▸ **EXERCISE INSTRUCTIONS**
The data below should be printed in full, exactly, and without any of its images.

----------------

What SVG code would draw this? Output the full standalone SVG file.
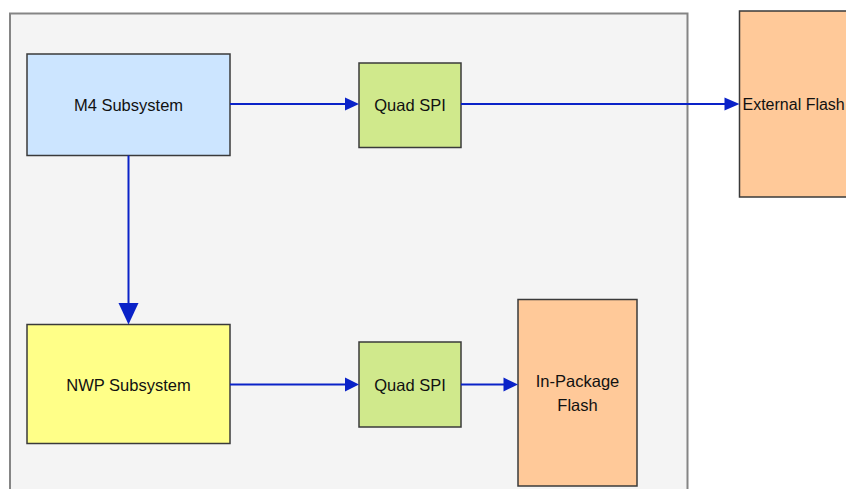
<svg xmlns="http://www.w3.org/2000/svg" width="846" height="489" viewBox="0 0 846 489">
<style>
.box{stroke:#3a3a3a;stroke-width:1.5}
.lbl{font-family:"Liberation Sans",Arial,sans-serif;font-size:16.5px;fill:#111;text-anchor:middle}
.conn{stroke:#0a22c8;stroke-width:2;fill:none}
.head{fill:#0a22c8}
</style>
<rect width="846" height="489" fill="#ffffff"/>
<g id="container">
<rect x="10" y="13.5" width="677.5" height="490" fill="#f4f4f4" stroke="#858585" stroke-width="2"/>
</g>
<g id="m4">
<rect class="box" x="27" y="54" width="203" height="101.5" fill="#cce5ff"/>
<text class="lbl" x="128.5" y="111">M4 Subsystem</text>
</g>
<g id="qspi1">
<rect class="box" x="359" y="63" width="102" height="84.5" fill="#d0e98c"/>
<text class="lbl" x="410" y="111">Quad SPI</text>
</g>
<g id="extflash">
<rect class="box" x="739.5" y="11" width="120" height="186" fill="#ffc999"/>
<text class="lbl" x="742.5" y="110" style="text-anchor:start;font-size:16px">External Flash</text>
</g>
<g id="nwp">
<rect class="box" x="27" y="324.5" width="203" height="119" fill="#ffff88"/>
<text class="lbl" x="128.5" y="391">NWP Subsystem</text>
</g>
<g id="qspi2">
<rect class="box" x="359" y="342" width="102" height="85" fill="#d0e98c"/>
<text class="lbl" x="410" y="391">Quad SPI</text>
</g>
<g id="inpkg">
<rect class="box" x="518" y="299.5" width="119" height="186.5" fill="#ffc999"/>
<text class="lbl" x="577.5" y="387">In-Package</text>
<text class="lbl" x="577.5" y="411">Flash</text>
</g>
<g id="connectors">
<line class="conn" x1="230" y1="104" x2="346" y2="104"/>
<polygon class="head" points="345,97.5 359,104 345,110.5"/>
<line class="conn" x1="461" y1="104" x2="726" y2="104"/>
<polygon class="head" points="724.5,97.5 739.5,104 724.5,110.5"/>
<line class="conn" x1="128.5" y1="155.5" x2="128.5" y2="305"/>
<polygon class="head" points="118.5,303 138.5,303 128.5,324.5"/>
<line class="conn" x1="230" y1="384.5" x2="346" y2="384.5"/>
<polygon class="head" points="345,377.5 359,384.5 345,391.5"/>
<line class="conn" x1="461" y1="384.5" x2="505" y2="384.5"/>
<polygon class="head" points="503.5,377.5 518,384.5 503.5,391.5"/>
</g>
</svg>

----------------

▸ **FINISHED TASK**
What SVG code would draw this? Output the full standalone SVG file.
<svg xmlns="http://www.w3.org/2000/svg" width="846" height="489" viewBox="0 0 846 489">
<style>
.box{stroke:#3a3a3a;stroke-width:1.5}
.lbl{font-family:"Liberation Sans",Arial,sans-serif;font-size:16.5px;fill:#111;text-anchor:middle}
.conn{stroke:#0a22c8;stroke-width:2;fill:none}
.head{fill:#0a22c8}
</style>
<rect width="846" height="489" fill="#ffffff"/>
<g id="container">
<rect x="10" y="13.5" width="677.5" height="490" fill="#f4f4f4" stroke="#858585" stroke-width="2"/>
</g>
<g id="m4">
<rect class="box" x="27" y="54" width="203" height="101.5" fill="#cce5ff"/>
<text class="lbl" x="128.5" y="111">M4 Subsystem</text>
</g>
<g id="qspi1">
<rect class="box" x="359" y="63" width="102" height="84.5" fill="#d0e98c"/>
<text class="lbl" x="410" y="111">Quad SPI</text>
</g>
<g id="extflash">
<rect class="box" x="739.5" y="11" width="120" height="186" fill="#ffc999"/>
<text class="lbl" x="742.5" y="110" style="text-anchor:start;font-size:16px">External Flash</text>
</g>
<g id="nwp">
<rect class="box" x="27" y="324.5" width="203" height="119" fill="#ffff88"/>
<text class="lbl" x="128.5" y="391">NWP Subsystem</text>
</g>
<g id="qspi2">
<rect class="box" x="359" y="342" width="102" height="85" fill="#d0e98c"/>
<text class="lbl" x="410" y="391">Quad SPI</text>
</g>
<g id="inpkg">
<rect class="box" x="518" y="299.5" width="119" height="186.5" fill="#ffc999"/>
<text class="lbl" x="577.5" y="387">In-Package</text>
<text class="lbl" x="577.5" y="411">Flash</text>
</g>
<g id="connectors">
<line class="conn" x1="230" y1="104" x2="346" y2="104"/>
<polygon class="head" points="345,97.5 359,104 345,110.5"/>
<line class="conn" x1="461" y1="104" x2="726" y2="104"/>
<polygon class="head" points="724.5,97.5 739.5,104 724.5,110.5"/>
<line class="conn" x1="128.5" y1="155.5" x2="128.5" y2="305"/>
<polygon class="head" points="118.5,303 138.5,303 128.5,324.5"/>
<line class="conn" x1="230" y1="384.5" x2="346" y2="384.5"/>
<polygon class="head" points="345,377.5 359,384.5 345,391.5"/>
<line class="conn" x1="461" y1="384.5" x2="505" y2="384.5"/>
<polygon class="head" points="503.5,377.5 518,384.5 503.5,391.5"/>
</g>
</svg>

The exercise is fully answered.